St. Luke records that when Jesus was born an angel of the Lord directed a group of shepherds to go find him.
Luke introduces this group of shepherds by saying:
And in that region there were shepherds out in the field, keeping watch over their flock by night [Luke 2:8].
This has led to a common argument that Jesus couldn’t have been born on December 25th.
Why? Because it was supposedly too cold for the shepherds to be pasturing their flocks at night in late December.
Is this true?
Not on your life.
Sheep definitely were pastured in the vicinity of Bethlehem. Luke is correct about that. In fact, they are pastured there today.
There are even two fields (one Catholic, one Greek Orthodox) that are known as the “Shepherds’ Field,” where pilgrims go to commemorate the events that Luke records. Both have shrines today.
The Orthodox one is pictured above.
Neither can be established as the site Luke mentions. (Indeed, the site may have been at another nearby location entirely.)
Now about the argument that it was too cold to be grazing sheep on December 25th. . . .
You know those fashionable fleece jackets that are really popular that people wear to keep from being too cold?

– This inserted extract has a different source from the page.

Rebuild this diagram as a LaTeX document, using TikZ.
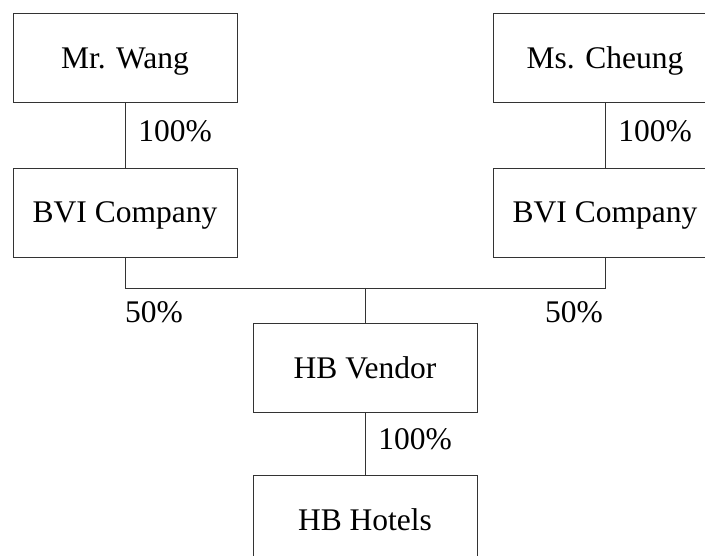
\documentclass[tikz,border=0pt]{standalone}
\usepackage{fontspec}
\setmainfont{Liberation Serif}
\usetikzlibrary{positioning}
\tikzset{entity/.style={rectangle,draw=black!80,line width=0.9pt,minimum width=224pt,minimum height=89pt,inner sep=0pt,text height=25pt,text depth=4pt,font=\fontsize{31.5}{36}\selectfont}}
\tikzset{share/.style={font=\fontsize{31.5}{36}\selectfont,inner sep=0pt}}

\begin{document}
\begin{tikzpicture}[x=1pt,y=-1pt]
\useasboundingbox (0,0) rectangle (705,556);
\clip (0,0) rectangle (705,556);
% owners
\node (wang) [entity] at (125,58) {Mr. Wang};
\node (cheung) [entity] at (605,58) {Ms. Cheung};
\node (bviL) [entity] at (125,212.5) {BVI Company};
\node (bviR) [entity] at (605,212.5) {BVI Company};
% group
\node (vendor) [entity] at (365,367.5) {HB Vendor};
\node (hotels) [entity] at (365,519.5) {HB Hotels};
\coordinate (join) at (365,288);
\coordinate (cornerL) at (bviL.south |- join);
\coordinate (cornerR) at (bviR.south |- join);
%
\path[draw=black!80,line width=0.9pt](wang) edge node[share,midway,anchor=west,xshift=13pt,yshift=4pt] {100\%} (bviL);
\path[draw=black!80,line width=0.9pt](cheung) edge node[share,midway,anchor=west,xshift=13pt,yshift=4pt] {100\%} (bviR);
\draw[black!80,line width=0.9pt](bviL.south) -- (cornerL) -- (cornerR) -- (bviR.south);
\draw[black!80,line width=0.9pt](join) -- (vendor.north);
\path[draw=black!80,line width=0.9pt](vendor) edge node[share,midway,anchor=west,xshift=13pt,yshift=4pt] {100\%} (hotels);
\node (halfL) [share,below right=13pt and 0pt of cornerL] {50\%};
\node (halfR) [share,below left=13pt and 2pt of cornerR] {50\%};
\end{tikzpicture}
\end{document}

The ones that return between five and six million hits on Google?
You know where the stuff those fleece jackets are made of comes from?
That’s right! Sheep! (And/or goats.)
It turns out that God decided to have sheep grow this amazing stuff called wool.
This wool stuff not only makes sheep soft and fun for children to touch at petting zoos, it also keeps them warm—just like it keeps us warm once we shear it off them.
In fact, wool is one of the main reasons that we keep sheep in the first place.
Sheep also need us to shear them, because if we don’t then their wool will overgrow and make it very difficult for the sheep to go about its normal sheep business.
Here’s a picture of a sheep whose wool has been allowed to grow to the point that, when it was finally sheared, it produced enough wool for twenty men’s suits . . .
Anybody want to say it was too cold for that sheep to withstand the rigors of a December night in the vicinity of Jerusalem, where the average nightly low for such nights (today) is 43 degrees Fahrenheit?
Of course, average temperature changes over times, but the first century was well after the close of the last Ice Age.
So maybe we want to be a little careful about declaring it “too cold” to keep sheep outdoors in the Jerusalem-Bethlehem area without, y’know, actually checking the facts.
Speaking of which . . .
Let’s Check the Facts!
Whether or not Jesus was born on December 25th, the claim that sheep were not being grazed at this time of year is false. In fact, sheep are still grazed there at this time of year.
In biblical circles, there is a famous letter written in 1967 in which a visiting scholar noted that sheep were, in fact, being pastured in Shepherds’ Field on Christmas Eve itself.
Biblical chronologer Jack Finegan writes:
William Hendriksen quotes a letter dated Jan. 16, 1967, received from the New Testament scholar Harry Mulder, then teaching in Beirut, in which the latter tells of being in Shepherd Field at Bethlehem on the just-passed Christmas Eve, and says: “Right near us a few flocks of sheep were nestled. Even the lambs were not lacking. . . . It is therefore definitely not impossible that the Lord Jesus was born in December” [Jack Finnegan, Handbook of Biblical Chronology (2nd ed.), no. 569, quoting Hendriksen, New Testament Commentary: Matthew (Grand Rapids: Baker, 1973), 1:182].
So the idea that Jesus couldn’t have been born on December 25th because of Luke’s reference to the pasturing of sheep on this night is false.
What about the shepherds?
Of course, Luke also says the shepherds were out in the fields. Would it have been too cold for them?
After all, shepherds are not naturally covered in wool. (Well, not most of them.)
And, y’know, 43 degrees.
So yeah. Not too cold for them, either.